At first I saw it as an amusing example of just how misinformed some people could be. Then I began to notice more and more that a lot of the people who were complaining the loudest about the dangers of a single-payer, publicly funded government health insurance program were themselves recipients under just such a program (the aforementioned Medicare).
A recent Rolling Stone article by Matt Taibbi noted the number of people at a tea party event who were riding those little scooters - you know, the ones you see on TV commercials that promise that Medicare will pay 100 percent of the cost. He rather unkindly suggested that "[t]he average tea partier is sincerely against government spending - with the exception of the money spent on them."
There's an alternate explanation, to wit: Tea partiers suffer from a strange form of cognitive dissonance that causes them to think that, if the money's spent on them or folks like them, it's not really government spending at all. It's the kindest explanation I can think of for the tea party's love of certain candidates whose public stances are wildly out of sync with their behavior when they're not campaigning.
Take, for example, Kentucky Senate candidate Rand Paul. Paul is no fan of Medicare; he's called it "socialized medicine" and is on record proposing that seniors be subject to at least a $2,000 deductible.
"But try selling that during an election," Paul admitted in a 2009 video.
Now it's 2010, and Paul is very, very unhappy that his opponent is using that statement. Quoting him accurately, according to Paul, is "politics in its lowest form." Well, he'll probably scream like a murdered bunny if his rival starts pointing out that the supposedly tight-fisted Paul also opposed a government proposal to cut some Medicare payments to doctors like himself.
He justified this by protesting that he and his fellow physicians "should be able to make a comfortable living." That's the Paul solution: Grandma pays more, Rand Paul keeps his comfortable living.
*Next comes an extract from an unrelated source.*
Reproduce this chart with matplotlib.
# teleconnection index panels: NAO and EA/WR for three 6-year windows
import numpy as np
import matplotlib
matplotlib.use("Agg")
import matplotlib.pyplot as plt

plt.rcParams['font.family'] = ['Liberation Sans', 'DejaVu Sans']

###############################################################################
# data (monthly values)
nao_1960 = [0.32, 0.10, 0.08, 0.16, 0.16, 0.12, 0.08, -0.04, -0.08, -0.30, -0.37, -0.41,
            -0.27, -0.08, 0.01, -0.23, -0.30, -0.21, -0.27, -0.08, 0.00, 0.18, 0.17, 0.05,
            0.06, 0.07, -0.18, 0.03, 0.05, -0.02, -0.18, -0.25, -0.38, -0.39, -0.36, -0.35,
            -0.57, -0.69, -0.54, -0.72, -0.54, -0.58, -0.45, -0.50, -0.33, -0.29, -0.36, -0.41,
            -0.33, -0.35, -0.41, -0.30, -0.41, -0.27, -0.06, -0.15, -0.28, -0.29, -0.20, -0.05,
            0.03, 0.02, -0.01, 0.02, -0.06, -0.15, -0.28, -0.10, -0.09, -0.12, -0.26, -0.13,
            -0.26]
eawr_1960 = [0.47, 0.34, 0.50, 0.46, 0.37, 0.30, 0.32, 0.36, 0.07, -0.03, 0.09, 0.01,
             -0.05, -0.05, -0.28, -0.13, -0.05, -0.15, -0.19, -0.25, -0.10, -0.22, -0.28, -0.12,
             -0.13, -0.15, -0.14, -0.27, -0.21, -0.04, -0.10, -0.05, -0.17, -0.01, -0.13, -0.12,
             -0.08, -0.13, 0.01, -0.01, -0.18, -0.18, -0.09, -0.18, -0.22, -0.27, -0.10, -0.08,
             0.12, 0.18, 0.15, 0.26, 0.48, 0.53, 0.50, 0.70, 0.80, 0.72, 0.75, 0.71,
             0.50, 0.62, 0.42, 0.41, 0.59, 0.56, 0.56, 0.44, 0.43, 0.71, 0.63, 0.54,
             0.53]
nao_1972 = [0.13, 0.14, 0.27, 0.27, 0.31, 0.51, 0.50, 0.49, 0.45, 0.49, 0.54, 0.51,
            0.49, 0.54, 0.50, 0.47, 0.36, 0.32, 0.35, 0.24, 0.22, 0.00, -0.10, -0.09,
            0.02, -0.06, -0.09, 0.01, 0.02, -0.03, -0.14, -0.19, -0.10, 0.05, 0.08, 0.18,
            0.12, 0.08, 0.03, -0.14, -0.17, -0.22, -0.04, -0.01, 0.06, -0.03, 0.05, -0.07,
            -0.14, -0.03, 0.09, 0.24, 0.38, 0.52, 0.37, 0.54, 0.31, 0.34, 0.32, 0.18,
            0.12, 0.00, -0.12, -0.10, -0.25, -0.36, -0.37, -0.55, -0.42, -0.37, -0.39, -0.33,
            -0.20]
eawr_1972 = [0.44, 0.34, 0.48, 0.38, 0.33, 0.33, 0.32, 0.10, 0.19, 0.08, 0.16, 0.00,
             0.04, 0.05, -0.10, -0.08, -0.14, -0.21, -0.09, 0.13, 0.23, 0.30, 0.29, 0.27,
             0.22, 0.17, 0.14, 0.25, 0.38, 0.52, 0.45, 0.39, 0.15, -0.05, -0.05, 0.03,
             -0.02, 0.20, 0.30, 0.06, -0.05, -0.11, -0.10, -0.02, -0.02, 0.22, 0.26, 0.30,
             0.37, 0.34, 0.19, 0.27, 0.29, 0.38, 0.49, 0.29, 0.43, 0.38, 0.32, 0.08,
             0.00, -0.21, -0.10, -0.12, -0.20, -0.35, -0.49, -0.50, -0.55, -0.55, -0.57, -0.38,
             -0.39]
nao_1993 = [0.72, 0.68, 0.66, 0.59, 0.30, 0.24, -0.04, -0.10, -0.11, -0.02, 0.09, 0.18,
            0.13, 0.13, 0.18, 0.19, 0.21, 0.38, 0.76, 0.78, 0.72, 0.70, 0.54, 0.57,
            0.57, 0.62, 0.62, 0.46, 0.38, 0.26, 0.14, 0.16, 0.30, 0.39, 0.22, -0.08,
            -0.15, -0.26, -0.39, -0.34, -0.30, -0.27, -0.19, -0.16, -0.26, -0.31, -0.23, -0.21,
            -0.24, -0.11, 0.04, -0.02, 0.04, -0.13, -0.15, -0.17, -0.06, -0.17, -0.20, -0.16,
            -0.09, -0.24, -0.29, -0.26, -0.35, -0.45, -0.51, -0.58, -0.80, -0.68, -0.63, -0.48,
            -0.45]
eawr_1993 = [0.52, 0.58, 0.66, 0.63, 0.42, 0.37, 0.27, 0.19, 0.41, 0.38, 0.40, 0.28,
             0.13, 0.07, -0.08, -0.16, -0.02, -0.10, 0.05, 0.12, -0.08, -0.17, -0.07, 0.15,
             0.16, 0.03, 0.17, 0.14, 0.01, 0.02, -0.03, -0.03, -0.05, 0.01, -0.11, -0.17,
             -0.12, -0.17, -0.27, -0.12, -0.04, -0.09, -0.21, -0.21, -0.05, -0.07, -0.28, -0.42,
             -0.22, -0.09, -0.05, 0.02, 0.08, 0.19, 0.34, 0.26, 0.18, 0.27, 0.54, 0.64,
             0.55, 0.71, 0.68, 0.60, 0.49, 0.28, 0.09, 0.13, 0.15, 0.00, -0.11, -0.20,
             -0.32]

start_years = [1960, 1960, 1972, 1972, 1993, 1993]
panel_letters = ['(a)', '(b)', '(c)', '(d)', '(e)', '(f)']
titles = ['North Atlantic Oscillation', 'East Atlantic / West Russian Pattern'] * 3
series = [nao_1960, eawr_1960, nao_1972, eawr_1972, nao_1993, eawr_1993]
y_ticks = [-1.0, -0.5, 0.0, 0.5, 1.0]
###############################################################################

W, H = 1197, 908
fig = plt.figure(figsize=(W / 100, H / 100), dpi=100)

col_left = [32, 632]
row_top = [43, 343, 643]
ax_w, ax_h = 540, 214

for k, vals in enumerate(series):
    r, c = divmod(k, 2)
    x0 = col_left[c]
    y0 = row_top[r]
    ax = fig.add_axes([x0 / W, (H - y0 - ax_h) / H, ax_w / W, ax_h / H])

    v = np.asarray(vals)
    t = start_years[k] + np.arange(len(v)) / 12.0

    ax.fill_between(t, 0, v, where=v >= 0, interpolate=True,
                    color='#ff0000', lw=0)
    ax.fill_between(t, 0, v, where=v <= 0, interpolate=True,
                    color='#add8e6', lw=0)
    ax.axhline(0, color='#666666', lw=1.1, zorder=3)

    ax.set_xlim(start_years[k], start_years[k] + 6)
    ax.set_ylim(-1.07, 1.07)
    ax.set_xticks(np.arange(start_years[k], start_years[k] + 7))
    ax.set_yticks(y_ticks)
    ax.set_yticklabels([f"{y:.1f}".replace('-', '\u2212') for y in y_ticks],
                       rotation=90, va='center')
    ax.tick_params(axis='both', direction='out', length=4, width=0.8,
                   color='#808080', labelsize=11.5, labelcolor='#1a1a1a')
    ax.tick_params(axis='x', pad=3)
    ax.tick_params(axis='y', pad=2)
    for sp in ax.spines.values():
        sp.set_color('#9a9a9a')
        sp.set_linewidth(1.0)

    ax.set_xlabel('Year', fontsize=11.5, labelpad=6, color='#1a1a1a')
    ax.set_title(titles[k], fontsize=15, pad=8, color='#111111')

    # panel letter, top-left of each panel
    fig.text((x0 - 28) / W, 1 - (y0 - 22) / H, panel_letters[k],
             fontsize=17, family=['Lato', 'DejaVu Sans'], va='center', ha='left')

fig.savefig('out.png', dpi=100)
Anyone who'd buy into this must not really think that Paul's getting that Medicare money from the government.
This curious blind spot regarding government money applies to other types of spending as well. Arizona congressional candidate Jesse Kelly, a TP favorite, really hates government spending in general and the federal stimulus in particular.
"It must stop now," Kelly says of the stimulus. "This is bribery with taxpayer money, and it's a disgrace." He also scoffs at the idea that government spending on infrastructure can create jobs. "Government is not a job creator, it's a job crusher," he claims.
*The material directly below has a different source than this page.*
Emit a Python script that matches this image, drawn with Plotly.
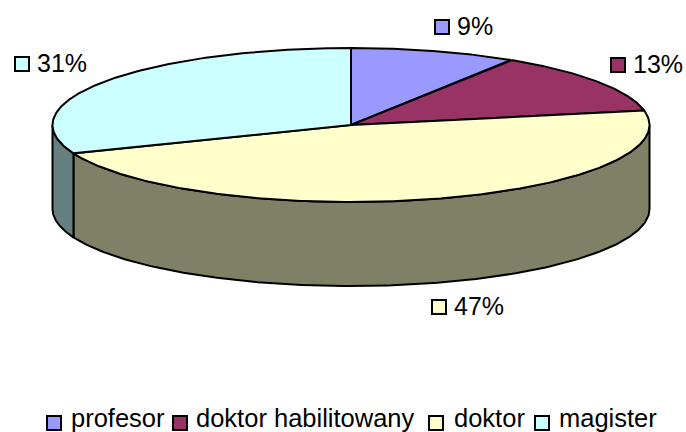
import numpy as np
import plotly.graph_objects as go

categories = ["profesor", "doktor habilitowany", "doktor", "magister"]
shares = [9, 13, 47, 31]
top_colors = ["#9999FF", "#993366", "#FFFFCC", "#CCFFFF"]
side_colors = ["#4D4D80", "#4D1A33", "#808066", "#668080"]

# pie drawn in pixel coordinates of the page
cx, cy = 351, 125
rx, ry = 298.5, 77
depth = 84
font = "Liberation Sans, Arial, sans-serif"

# swatch centre and text start of each data label / legend entry
label_pos = [(442, 27), (618, 65), (439, 307), (22, 64)]
legend_pos = [(54, 423), (180, 423), (436, 423), (542, 423)]
legend_text_x = [69, 194, 452, 557]


def arc(t0, t1, dy=0):
    t = np.radians(np.linspace(t0, t1, 200))
    return cx + rx * np.sin(t), cy - ry * np.cos(t) + dy


def poly(x, y, color):
    return go.Scatter(x=x, y=y, mode="lines", fill="toself", fillcolor=color,
                      line=dict(color="black", width=2), hoverinfo="skip",
                      showlegend=False)


fig = go.Figure()

edges = np.concatenate([[0], np.cumsum(shares)]) * 3.6

# walls: only the front half (90-270 deg) is visible
for i in range(len(shares)):
    t0, t1 = max(edges[i], 90), min(edges[i + 1], 270)
    if t0 >= t1:
        continue
    x1, y1 = arc(t0, t1)
    x2, y2 = arc(t1, t0, depth)
    fig.add_trace(poly(np.r_[x1, x2, x1[0]], np.r_[y1, y2, y1[0]], side_colors[i]))

# top face
for i in range(len(shares)):
    x, y = arc(edges[i], edges[i + 1])
    fig.add_trace(poly(np.r_[cx, x, cx], np.r_[cy, y, cy], top_colors[i]))

# swatches for data labels and legend
for pos in (label_pos, legend_pos):
    fig.add_trace(go.Scatter(
        x=[p[0] for p in pos], y=[p[1] for p in pos], mode="markers",
        marker=dict(symbol="square", size=14, color=top_colors,
                    line=dict(color="black", width=2)),
        hoverinfo="skip", showlegend=False, cliponaxis=False))

for share, (x, y) in zip(shares, label_pos):
    fig.add_annotation(x=x + 13, y=y - 1, text=f"{share}%", showarrow=False,
                       xanchor="left", yanchor="middle",
                       font=dict(family=font, size=25, color="black"))

for name, tx, (x, y) in zip(categories, legend_text_x, legend_pos):
    fig.add_annotation(x=tx, y=y - 5, text=name, showarrow=False,
                       xanchor="left", yanchor="middle",
                       font=dict(family=font, size=25.5, color="black"))

fig.update_xaxes(range=[0, 686], visible=False, fixedrange=True)
fig.update_yaxes(range=[432, 0], visible=False, fixedrange=True)
fig.update_layout(width=686, height=432, margin=dict(l=0, r=0, t=0, b=0),
                  paper_bgcolor="white", plot_bgcolor="white")

# page body has a default margin that would push the chart off the window
fig.write_html("out.html", config=dict(displayModeBar=False),
               post_script="document.body.style.margin='0';")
Yet, according to an article in The Tucson Weekly, Kelly's company, Don Kelly Construction, gets a whopping 90 percent of its business from federal contracts, including some projects being paid for with that bad old stimulus money. Guess he doesn't realize that government contracts (and therefore the workers he hires to fulfill them) are paid for with taxpayer dollars.
Another TP-backed candidate is Florida gubernatorial hopeful Rick Scott, who also hates, hates, hates the stimulus. According to The Tampa Bay Times, Scott said back on June 2 that he "would fight all the stimulus money" and that Florida "should not have accepted that money."
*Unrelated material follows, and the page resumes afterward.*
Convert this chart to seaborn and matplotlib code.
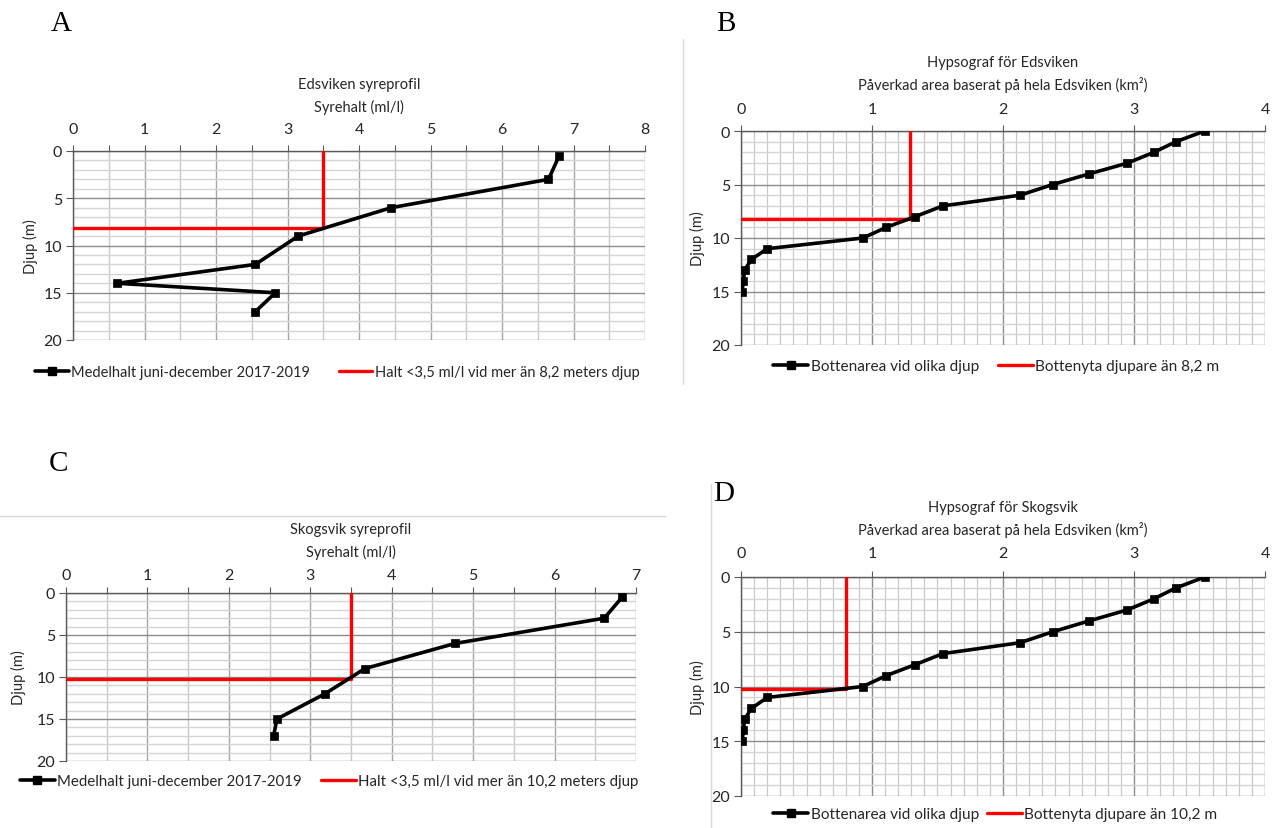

Perhaps Florida shouldn't have, but when Xfone Inc., a company which lists Scott as a "controlling shareholder," was offered 60 million of those precious taxpayer dollars "to develop high speed Internet infrastructure," Scott put up less of a fight for his virtue than a drunken cheerleader on prom night.
So I have to think that these tea party candidates and the cranky old folks who love them are just suffering from a form of cognitive dissonance brought on by mental illness or possibly a dietary deficiency.
Otherwise, I'd have to believe that they were just unprincipled demagoguing hypocrites who just pretend to care about government spending and only really care that the money's not lining their pockets or being spent by their own people. And that would be terrible, wouldn't it?